Data block –
[Start]
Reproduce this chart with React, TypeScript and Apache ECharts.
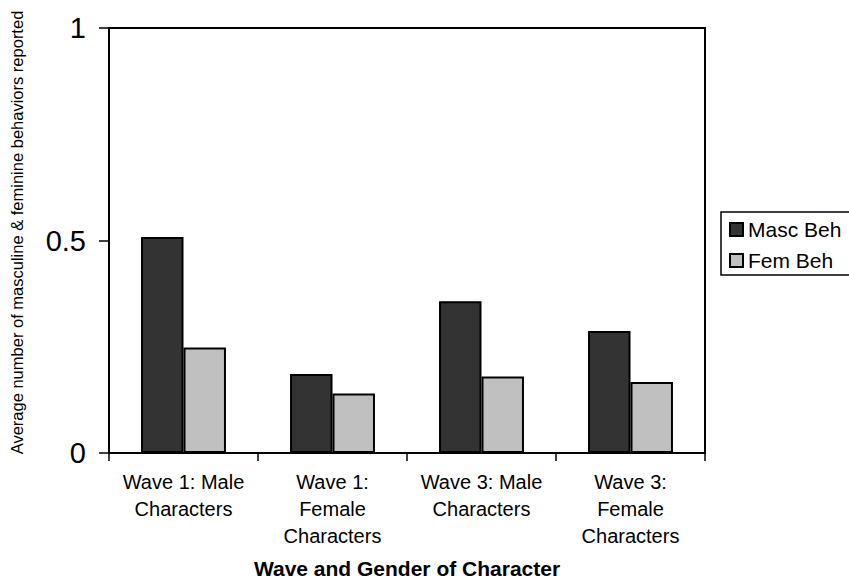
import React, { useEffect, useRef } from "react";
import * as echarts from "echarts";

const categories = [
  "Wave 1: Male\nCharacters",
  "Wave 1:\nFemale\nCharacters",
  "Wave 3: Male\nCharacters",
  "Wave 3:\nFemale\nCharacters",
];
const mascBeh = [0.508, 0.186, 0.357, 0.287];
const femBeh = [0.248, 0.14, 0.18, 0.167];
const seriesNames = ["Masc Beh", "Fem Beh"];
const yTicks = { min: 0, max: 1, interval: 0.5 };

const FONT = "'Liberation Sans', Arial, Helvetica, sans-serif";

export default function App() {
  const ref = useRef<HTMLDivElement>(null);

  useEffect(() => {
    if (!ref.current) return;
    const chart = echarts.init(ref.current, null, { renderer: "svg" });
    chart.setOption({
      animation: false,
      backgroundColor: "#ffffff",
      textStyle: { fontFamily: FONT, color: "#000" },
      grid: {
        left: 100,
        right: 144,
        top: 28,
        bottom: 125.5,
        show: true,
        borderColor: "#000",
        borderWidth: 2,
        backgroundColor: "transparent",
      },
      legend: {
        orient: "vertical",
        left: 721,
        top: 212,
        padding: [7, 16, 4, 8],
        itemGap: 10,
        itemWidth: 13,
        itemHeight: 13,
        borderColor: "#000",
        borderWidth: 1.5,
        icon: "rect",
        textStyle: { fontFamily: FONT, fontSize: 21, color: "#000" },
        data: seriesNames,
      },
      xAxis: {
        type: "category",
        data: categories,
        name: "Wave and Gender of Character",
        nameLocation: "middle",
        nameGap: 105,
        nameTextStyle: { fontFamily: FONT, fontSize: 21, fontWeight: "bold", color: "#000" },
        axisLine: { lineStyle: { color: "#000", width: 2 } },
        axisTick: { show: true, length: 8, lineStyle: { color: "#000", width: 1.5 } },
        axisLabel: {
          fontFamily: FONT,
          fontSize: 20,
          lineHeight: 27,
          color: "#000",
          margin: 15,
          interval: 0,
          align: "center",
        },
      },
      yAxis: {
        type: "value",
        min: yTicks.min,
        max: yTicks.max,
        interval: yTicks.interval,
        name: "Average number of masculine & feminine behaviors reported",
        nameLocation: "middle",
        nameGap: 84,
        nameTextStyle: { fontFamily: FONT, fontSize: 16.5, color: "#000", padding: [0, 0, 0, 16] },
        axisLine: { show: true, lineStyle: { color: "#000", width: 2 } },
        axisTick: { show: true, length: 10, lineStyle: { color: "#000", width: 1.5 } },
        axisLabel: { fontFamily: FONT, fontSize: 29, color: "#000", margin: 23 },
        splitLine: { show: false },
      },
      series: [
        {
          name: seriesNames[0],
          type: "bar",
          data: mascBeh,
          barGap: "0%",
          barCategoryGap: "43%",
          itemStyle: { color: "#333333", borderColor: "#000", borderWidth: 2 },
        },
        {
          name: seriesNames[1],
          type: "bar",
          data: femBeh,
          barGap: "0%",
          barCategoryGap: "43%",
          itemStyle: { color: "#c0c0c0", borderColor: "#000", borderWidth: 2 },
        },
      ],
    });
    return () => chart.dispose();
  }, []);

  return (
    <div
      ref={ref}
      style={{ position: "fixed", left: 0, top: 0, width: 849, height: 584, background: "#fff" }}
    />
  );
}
[End]
Exercise details – Repeat the listing above from its first line through the line that contains "import * as", both included, and nothing more. Drop the pictures.

Answer in full –
Reproduce this chart with React, TypeScript and Apache ECharts.
import React, { useEffect, useRef } from "react";
import * as echarts from "echarts";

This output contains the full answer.